#### Task brief
Drop the pictures, then extract the listing word for word.

* BEGIN Input *

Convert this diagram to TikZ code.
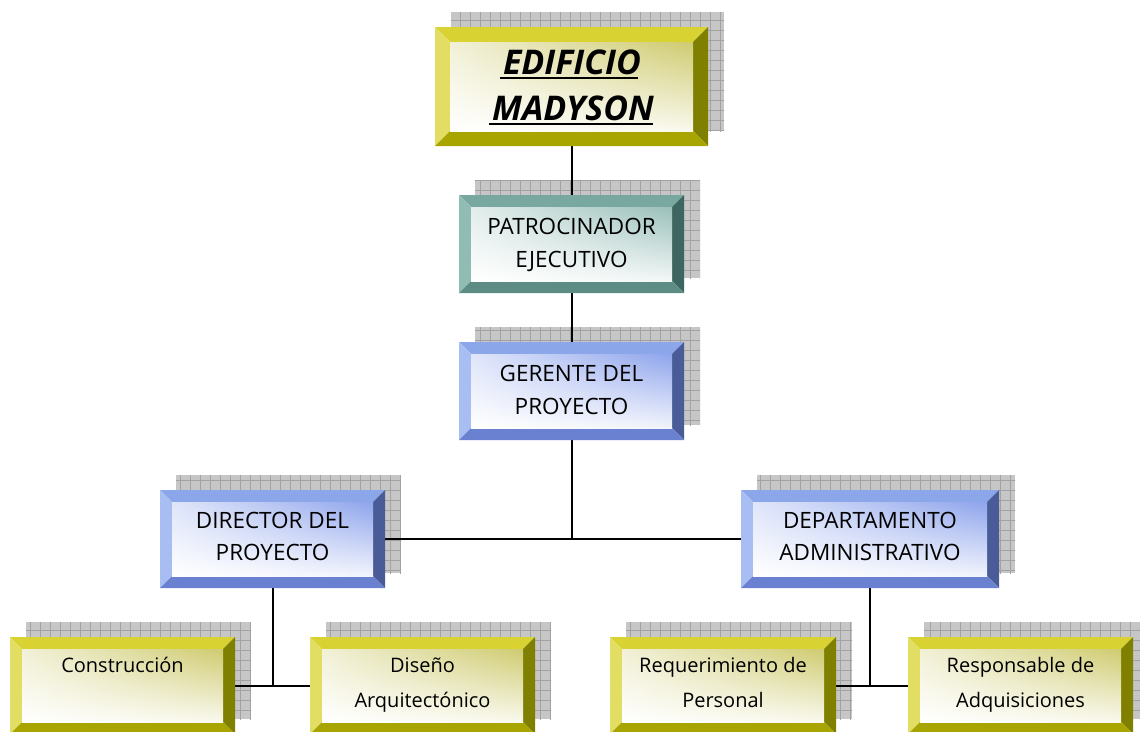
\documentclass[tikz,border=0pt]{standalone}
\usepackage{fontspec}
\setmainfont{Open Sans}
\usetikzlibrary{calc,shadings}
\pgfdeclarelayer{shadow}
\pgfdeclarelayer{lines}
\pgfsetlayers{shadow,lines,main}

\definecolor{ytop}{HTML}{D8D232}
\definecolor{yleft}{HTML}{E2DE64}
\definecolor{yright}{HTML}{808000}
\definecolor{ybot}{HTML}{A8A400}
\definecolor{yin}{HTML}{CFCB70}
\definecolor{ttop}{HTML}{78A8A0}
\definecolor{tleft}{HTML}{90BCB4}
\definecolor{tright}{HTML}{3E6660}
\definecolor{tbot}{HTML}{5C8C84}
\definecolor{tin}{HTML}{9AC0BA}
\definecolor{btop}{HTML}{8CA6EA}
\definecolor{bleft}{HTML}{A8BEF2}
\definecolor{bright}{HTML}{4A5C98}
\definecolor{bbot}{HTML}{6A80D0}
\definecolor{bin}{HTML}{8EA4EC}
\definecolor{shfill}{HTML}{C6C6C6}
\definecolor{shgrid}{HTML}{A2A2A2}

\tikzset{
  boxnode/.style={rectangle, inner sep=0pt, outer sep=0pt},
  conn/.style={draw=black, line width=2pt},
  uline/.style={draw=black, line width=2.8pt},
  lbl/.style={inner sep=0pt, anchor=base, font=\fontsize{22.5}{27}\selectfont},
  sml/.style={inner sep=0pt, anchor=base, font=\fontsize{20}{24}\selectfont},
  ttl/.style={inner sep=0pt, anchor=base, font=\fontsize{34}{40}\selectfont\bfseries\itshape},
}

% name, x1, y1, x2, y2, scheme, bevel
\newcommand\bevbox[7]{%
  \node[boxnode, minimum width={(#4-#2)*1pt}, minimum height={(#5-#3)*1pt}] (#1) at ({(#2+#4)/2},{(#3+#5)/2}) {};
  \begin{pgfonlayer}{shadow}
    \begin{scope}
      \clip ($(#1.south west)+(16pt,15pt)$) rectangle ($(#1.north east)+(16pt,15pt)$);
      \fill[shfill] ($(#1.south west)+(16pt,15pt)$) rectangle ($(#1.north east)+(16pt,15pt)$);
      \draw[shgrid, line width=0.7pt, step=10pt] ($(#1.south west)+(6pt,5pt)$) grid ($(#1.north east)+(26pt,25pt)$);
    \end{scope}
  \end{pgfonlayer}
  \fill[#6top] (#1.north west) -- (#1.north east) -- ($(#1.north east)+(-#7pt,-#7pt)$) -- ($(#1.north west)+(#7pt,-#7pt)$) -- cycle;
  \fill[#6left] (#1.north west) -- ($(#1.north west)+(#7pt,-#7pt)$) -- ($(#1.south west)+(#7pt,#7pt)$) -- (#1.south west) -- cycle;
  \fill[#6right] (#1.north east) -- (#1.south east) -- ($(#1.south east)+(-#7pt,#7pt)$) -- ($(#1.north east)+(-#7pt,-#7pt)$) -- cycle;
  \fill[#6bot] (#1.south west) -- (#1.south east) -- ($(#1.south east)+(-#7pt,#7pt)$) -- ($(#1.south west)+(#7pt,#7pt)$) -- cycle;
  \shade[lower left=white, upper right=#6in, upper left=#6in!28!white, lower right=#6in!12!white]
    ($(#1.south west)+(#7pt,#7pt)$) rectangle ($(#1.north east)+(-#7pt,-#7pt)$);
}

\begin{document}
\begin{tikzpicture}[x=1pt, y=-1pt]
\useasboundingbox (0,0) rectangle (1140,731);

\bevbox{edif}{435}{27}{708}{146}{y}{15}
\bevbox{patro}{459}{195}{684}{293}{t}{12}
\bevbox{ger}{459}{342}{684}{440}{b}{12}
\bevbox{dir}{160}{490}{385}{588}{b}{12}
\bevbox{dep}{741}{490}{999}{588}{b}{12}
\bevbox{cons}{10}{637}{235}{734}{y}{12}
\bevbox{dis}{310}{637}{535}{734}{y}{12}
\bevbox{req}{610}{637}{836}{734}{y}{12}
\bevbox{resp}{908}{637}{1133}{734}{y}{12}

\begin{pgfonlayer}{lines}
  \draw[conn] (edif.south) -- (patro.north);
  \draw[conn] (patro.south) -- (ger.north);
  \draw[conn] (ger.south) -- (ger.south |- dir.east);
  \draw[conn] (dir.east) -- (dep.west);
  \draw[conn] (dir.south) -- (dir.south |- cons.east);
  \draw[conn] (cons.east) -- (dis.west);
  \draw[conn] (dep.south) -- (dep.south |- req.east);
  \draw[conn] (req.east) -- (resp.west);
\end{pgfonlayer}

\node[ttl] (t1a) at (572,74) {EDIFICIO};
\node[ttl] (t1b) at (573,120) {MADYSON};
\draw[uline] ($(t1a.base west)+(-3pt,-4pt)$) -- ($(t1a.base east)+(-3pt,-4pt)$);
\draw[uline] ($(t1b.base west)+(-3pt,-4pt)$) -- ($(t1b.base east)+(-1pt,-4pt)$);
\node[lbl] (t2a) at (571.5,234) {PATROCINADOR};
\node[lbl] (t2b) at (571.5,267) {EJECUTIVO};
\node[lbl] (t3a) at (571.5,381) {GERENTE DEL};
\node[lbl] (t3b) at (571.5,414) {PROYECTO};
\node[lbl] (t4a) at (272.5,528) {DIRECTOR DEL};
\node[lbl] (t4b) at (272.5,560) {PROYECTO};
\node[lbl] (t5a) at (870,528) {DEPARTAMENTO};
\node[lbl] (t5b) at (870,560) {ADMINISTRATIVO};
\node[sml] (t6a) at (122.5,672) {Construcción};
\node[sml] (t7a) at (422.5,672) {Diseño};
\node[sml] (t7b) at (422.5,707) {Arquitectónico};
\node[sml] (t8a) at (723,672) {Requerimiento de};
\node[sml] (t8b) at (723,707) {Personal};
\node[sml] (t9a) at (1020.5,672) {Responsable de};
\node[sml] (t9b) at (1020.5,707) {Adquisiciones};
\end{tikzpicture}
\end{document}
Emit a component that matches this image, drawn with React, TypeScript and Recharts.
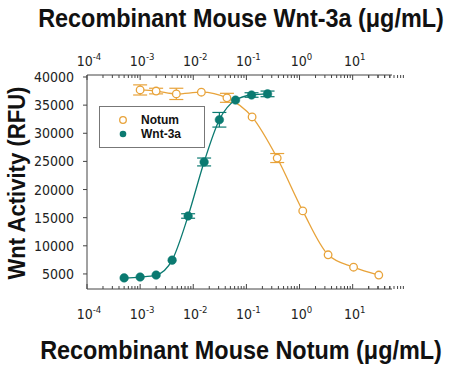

* END Input *

#### Exercise result
Convert this diagram to TikZ code.
\documentclass[tikz,border=0pt]{standalone}
\usepackage{fontspec}
\setmainfont{Open Sans}
\usetikzlibrary{calc,shadings}
\pgfdeclarelayer{shadow}
\pgfdeclarelayer{lines}
\pgfsetlayers{shadow,lines,main}

\definecolor{ytop}{HTML}{D8D232}
\definecolor{yleft}{HTML}{E2DE64}
\definecolor{yright}{HTML}{808000}
\definecolor{ybot}{HTML}{A8A400}
\definecolor{yin}{HTML}{CFCB70}
\definecolor{ttop}{HTML}{78A8A0}
\definecolor{tleft}{HTML}{90BCB4}
\definecolor{tright}{HTML}{3E6660}
\definecolor{tbot}{HTML}{5C8C84}
\definecolor{tin}{HTML}{9AC0BA}
\definecolor{btop}{HTML}{8CA6EA}
\definecolor{bleft}{HTML}{A8BEF2}
\definecolor{bright}{HTML}{4A5C98}
\definecolor{bbot}{HTML}{6A80D0}
\definecolor{bin}{HTML}{8EA4EC}
\definecolor{shfill}{HTML}{C6C6C6}
\definecolor{shgrid}{HTML}{A2A2A2}

\tikzset{
  boxnode/.style={rectangle, inner sep=0pt, outer sep=0pt},
  conn/.style={draw=black, line width=2pt},
  uline/.style={draw=black, line width=2.8pt},
  lbl/.style={inner sep=0pt, anchor=base, font=\fontsize{22.5}{27}\selectfont},
  sml/.style={inner sep=0pt, anchor=base, font=\fontsize{20}{24}\selectfont},
  ttl/.style={inner sep=0pt, anchor=base, font=\fontsize{34}{40}\selectfont\bfseries\itshape},
}

% name, x1, y1, x2, y2, scheme, bevel
\newcommand\bevbox[7]{%
  \node[boxnode, minimum width={(#4-#2)*1pt}, minimum height={(#5-#3)*1pt}] (#1) at ({(#2+#4)/2},{(#3+#5)/2}) {};
  \begin{pgfonlayer}{shadow}
    \begin{scope}
      \clip ($(#1.south west)+(16pt,15pt)$) rectangle ($(#1.north east)+(16pt,15pt)$);
      \fill[shfill] ($(#1.south west)+(16pt,15pt)$) rectangle ($(#1.north east)+(16pt,15pt)$);
      \draw[shgrid, line width=0.7pt, step=10pt] ($(#1.south west)+(6pt,5pt)$) grid ($(#1.north east)+(26pt,25pt)$);
    \end{scope}
  \end{pgfonlayer}
  \fill[#6top] (#1.north west) -- (#1.north east) -- ($(#1.north east)+(-#7pt,-#7pt)$) -- ($(#1.north west)+(#7pt,-#7pt)$) -- cycle;
  \fill[#6left] (#1.north west) -- ($(#1.north west)+(#7pt,-#7pt)$) -- ($(#1.south west)+(#7pt,#7pt)$) -- (#1.south west) -- cycle;
  \fill[#6right] (#1.north east) -- (#1.south east) -- ($(#1.south east)+(-#7pt,#7pt)$) -- ($(#1.north east)+(-#7pt,-#7pt)$) -- cycle;
  \fill[#6bot] (#1.south west) -- (#1.south east) -- ($(#1.south east)+(-#7pt,#7pt)$) -- ($(#1.south west)+(#7pt,#7pt)$) -- cycle;
  \shade[lower left=white, upper right=#6in, upper left=#6in!28!white, lower right=#6in!12!white]
    ($(#1.south west)+(#7pt,#7pt)$) rectangle ($(#1.north east)+(-#7pt,-#7pt)$);
}

\begin{document}
\begin{tikzpicture}[x=1pt, y=-1pt]
\useasboundingbox (0,0) rectangle (1140,731);

\bevbox{edif}{435}{27}{708}{146}{y}{15}
\bevbox{patro}{459}{195}{684}{293}{t}{12}
\bevbox{ger}{459}{342}{684}{440}{b}{12}
\bevbox{dir}{160}{490}{385}{588}{b}{12}
\bevbox{dep}{741}{490}{999}{588}{b}{12}
\bevbox{cons}{10}{637}{235}{734}{y}{12}
\bevbox{dis}{310}{637}{535}{734}{y}{12}
\bevbox{req}{610}{637}{836}{734}{y}{12}
\bevbox{resp}{908}{637}{1133}{734}{y}{12}

\begin{pgfonlayer}{lines}
  \draw[conn] (edif.south) -- (patro.north);
  \draw[conn] (patro.south) -- (ger.north);
  \draw[conn] (ger.south) -- (ger.south |- dir.east);
  \draw[conn] (dir.east) -- (dep.west);
  \draw[conn] (dir.south) -- (dir.south |- cons.east);
  \draw[conn] (cons.east) -- (dis.west);
  \draw[conn] (dep.south) -- (dep.south |- req.east);
  \draw[conn] (req.east) -- (resp.west);
\end{pgfonlayer}

\node[ttl] (t1a) at (572,74) {EDIFICIO};
\node[ttl] (t1b) at (573,120) {MADYSON};
\draw[uline] ($(t1a.base west)+(-3pt,-4pt)$) -- ($(t1a.base east)+(-3pt,-4pt)$);
\draw[uline] ($(t1b.base west)+(-3pt,-4pt)$) -- ($(t1b.base east)+(-1pt,-4pt)$);
\node[lbl] (t2a) at (571.5,234) {PATROCINADOR};
\node[lbl] (t2b) at (571.5,267) {EJECUTIVO};
\node[lbl] (t3a) at (571.5,381) {GERENTE DEL};
\node[lbl] (t3b) at (571.5,414) {PROYECTO};
\node[lbl] (t4a) at (272.5,528) {DIRECTOR DEL};
\node[lbl] (t4b) at (272.5,560) {PROYECTO};
\node[lbl] (t5a) at (870,528) {DEPARTAMENTO};
\node[lbl] (t5b) at (870,560) {ADMINISTRATIVO};
\node[sml] (t6a) at (122.5,672) {Construcción};
\node[sml] (t7a) at (422.5,672) {Diseño};
\node[sml] (t7b) at (422.5,707) {Arquitectónico};
\node[sml] (t8a) at (723,672) {Requerimiento de};
\node[sml] (t8b) at (723,707) {Personal};
\node[sml] (t9a) at (1020.5,672) {Responsable de};
\node[sml] (t9b) at (1020.5,707) {Adquisiciones};
\end{tikzpicture}
\end{document}
Emit a component that matches this image, drawn with React, TypeScript and Recharts.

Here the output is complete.